-- Start Input --
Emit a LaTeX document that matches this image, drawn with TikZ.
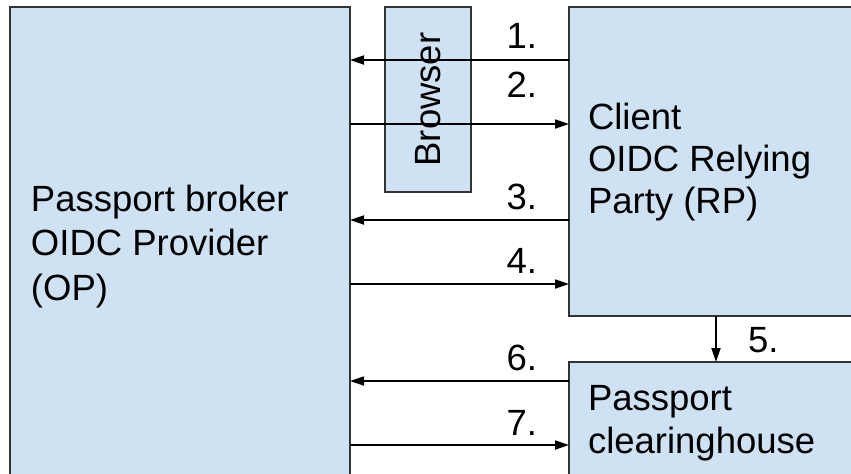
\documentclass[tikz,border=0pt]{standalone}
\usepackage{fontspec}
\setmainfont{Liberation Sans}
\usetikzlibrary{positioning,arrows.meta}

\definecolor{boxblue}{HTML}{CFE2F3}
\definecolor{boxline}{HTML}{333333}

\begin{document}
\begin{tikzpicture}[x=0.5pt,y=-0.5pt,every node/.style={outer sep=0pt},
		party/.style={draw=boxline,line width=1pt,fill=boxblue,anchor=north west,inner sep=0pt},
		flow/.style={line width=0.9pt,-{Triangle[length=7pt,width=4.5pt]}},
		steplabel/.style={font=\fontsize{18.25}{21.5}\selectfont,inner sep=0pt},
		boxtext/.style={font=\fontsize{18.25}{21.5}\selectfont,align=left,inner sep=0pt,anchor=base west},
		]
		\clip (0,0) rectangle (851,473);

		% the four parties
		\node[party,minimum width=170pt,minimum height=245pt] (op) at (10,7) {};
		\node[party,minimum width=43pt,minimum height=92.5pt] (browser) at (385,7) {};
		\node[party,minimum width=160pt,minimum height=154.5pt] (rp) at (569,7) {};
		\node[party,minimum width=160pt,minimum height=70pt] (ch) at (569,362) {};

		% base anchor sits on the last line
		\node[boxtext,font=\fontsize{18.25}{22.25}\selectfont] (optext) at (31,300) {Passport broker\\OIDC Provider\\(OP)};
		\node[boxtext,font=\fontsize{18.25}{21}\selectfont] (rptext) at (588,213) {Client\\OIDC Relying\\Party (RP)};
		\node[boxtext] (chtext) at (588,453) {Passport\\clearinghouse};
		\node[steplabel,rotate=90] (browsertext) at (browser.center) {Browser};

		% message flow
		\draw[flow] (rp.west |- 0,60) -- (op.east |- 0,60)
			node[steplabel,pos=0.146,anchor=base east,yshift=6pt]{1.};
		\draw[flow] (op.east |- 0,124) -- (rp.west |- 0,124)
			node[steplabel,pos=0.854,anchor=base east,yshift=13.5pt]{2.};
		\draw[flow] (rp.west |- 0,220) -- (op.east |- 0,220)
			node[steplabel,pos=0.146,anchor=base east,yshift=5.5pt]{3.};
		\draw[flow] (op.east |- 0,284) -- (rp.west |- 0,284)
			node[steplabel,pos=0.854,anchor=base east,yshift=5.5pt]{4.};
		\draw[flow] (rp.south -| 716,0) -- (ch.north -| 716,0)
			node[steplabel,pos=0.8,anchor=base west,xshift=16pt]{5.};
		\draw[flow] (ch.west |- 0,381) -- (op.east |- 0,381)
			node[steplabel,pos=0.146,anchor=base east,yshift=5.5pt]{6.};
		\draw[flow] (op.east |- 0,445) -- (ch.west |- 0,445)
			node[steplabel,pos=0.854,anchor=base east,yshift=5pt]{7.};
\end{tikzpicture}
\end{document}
-- End Input --
-- Start Input --
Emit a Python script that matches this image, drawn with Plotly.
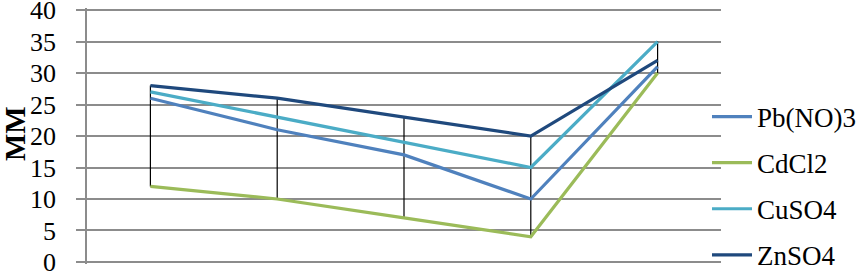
-- End Input --
▶ **What the exercise asks**:
Reproduce the entries exactly, from the line with "Emit a LaTeX" to the line with "(0,0) rectangle (851,473);", both lines included, keeping no pictures.

▶ **Response**:
Emit a LaTeX document that matches this image, drawn with TikZ.
\documentclass[tikz,border=0pt]{standalone}
\usepackage{fontspec}
\setmainfont{Liberation Sans}
\usetikzlibrary{positioning,arrows.meta}

\definecolor{boxblue}{HTML}{CFE2F3}
\definecolor{boxline}{HTML}{333333}

\begin{document}
\begin{tikzpicture}[x=0.5pt,y=-0.5pt,every node/.style={outer sep=0pt},
		party/.style={draw=boxline,line width=1pt,fill=boxblue,anchor=north west,inner sep=0pt},
		flow/.style={line width=0.9pt,-{Triangle[length=7pt,width=4.5pt]}},
		steplabel/.style={font=\fontsize{18.25}{21.5}\selectfont,inner sep=0pt},
		boxtext/.style={font=\fontsize{18.25}{21.5}\selectfont,align=left,inner sep=0pt,anchor=base west},
		]
		\clip (0,0) rectangle (851,473);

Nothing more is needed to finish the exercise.